Summer has a way of filling up faster than it should. We say, this year I’m going to rest, and then somehow it’s Labor Day and we’re not sure where June went. These five ideas won’t overhaul your life. But they might help you actually inhabit the season rather than just survive it.

1. Eat One Meal a Week Outside — Without Your Phone

Not a picnic event. Not a cookout with twelve people. Just a meal, outside, with whatever quiet is available to you — a back porch, a stoop, a patch of grass. Leave the phone inside. Let the light and the ambient noise of the neighborhood do what they do. You’ll be surprised how long fifteen minutes can feel when you’re not compressing it.

2. Keep a Summer Notebook — Not a Journal, Just a Notebook

There’s a difference. A journal carries the weight of self-examination. A notebook is lighter — a place to jot things down. A sentence about what the evening smelled like. A question you haven’t answered. A list of things you noticed on a walk. No pressure for it to be meaningful. Meaning has a way of showing up uninvited when you give it a page to land on.

3. Read One Book That Has Nothing to Do with Your Work

I mean nothing. Not leadership, not productivity, not your vocational field dressed up in narrative clothing. A novel, maybe. A collection of essays. Poetry. Something chosen purely because it caught your eye. The mind needs rooms that aren’t offices.
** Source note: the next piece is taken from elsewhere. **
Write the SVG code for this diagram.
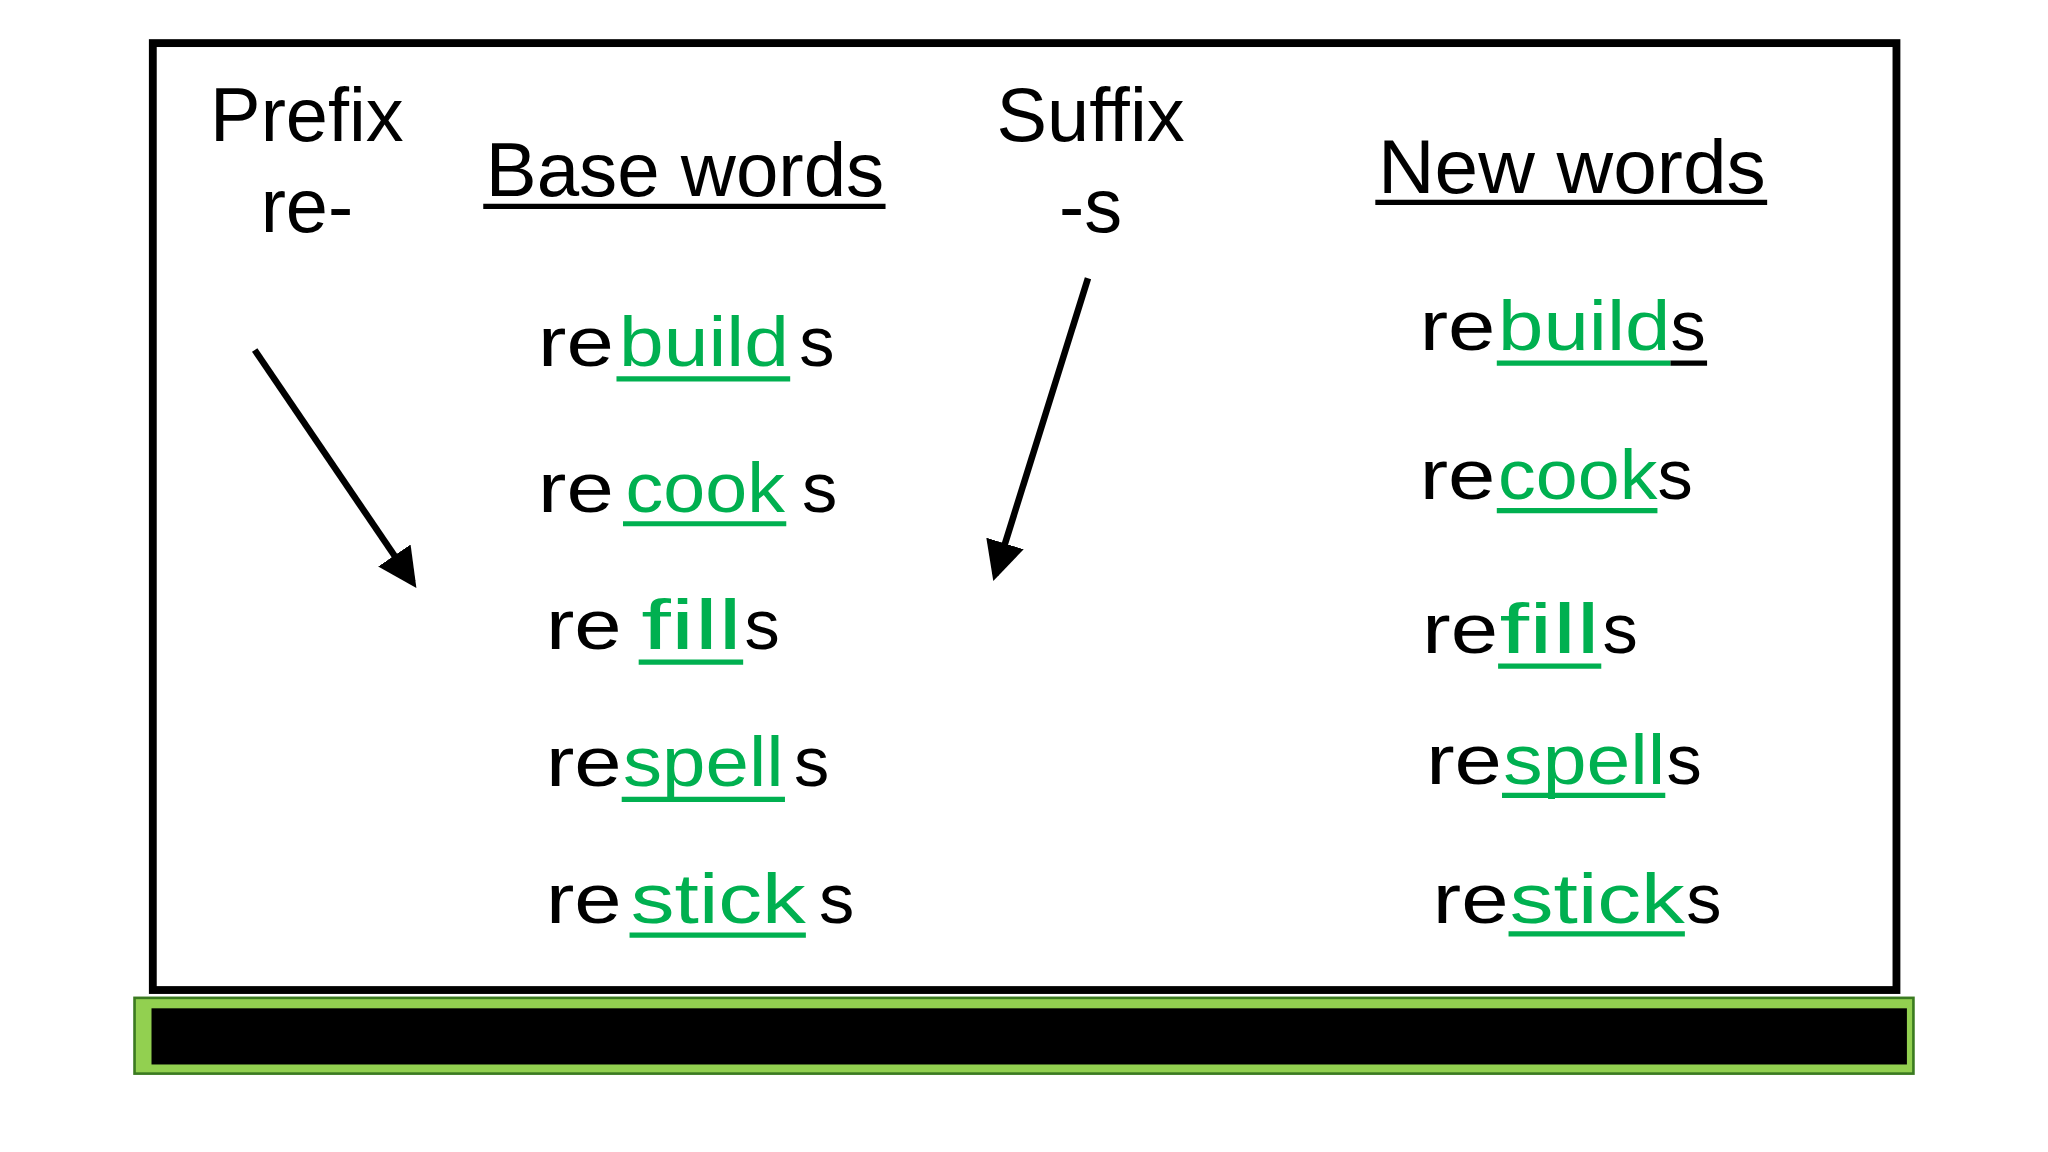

4. Write a Letter — An Actual Letter

Not a long one. A page is enough. Think of someone you’ve been meaning to reach and haven’t. Handwrite it if you’re able. Mail it. The practice of composing something for a single, specific reader does something for the soul that a text thread simply can’t.

5. Let One Evening Be Genuinely Unscheduled

No plans. No list of satisfying leisure activities. Just see what you reach for when nothing is required. That impulse — whatever it is — usually tells you something worth knowing about yourself.

None of these are complicated. That’s the point. Summer doesn’t need more complexity. It needs a little room to breathe.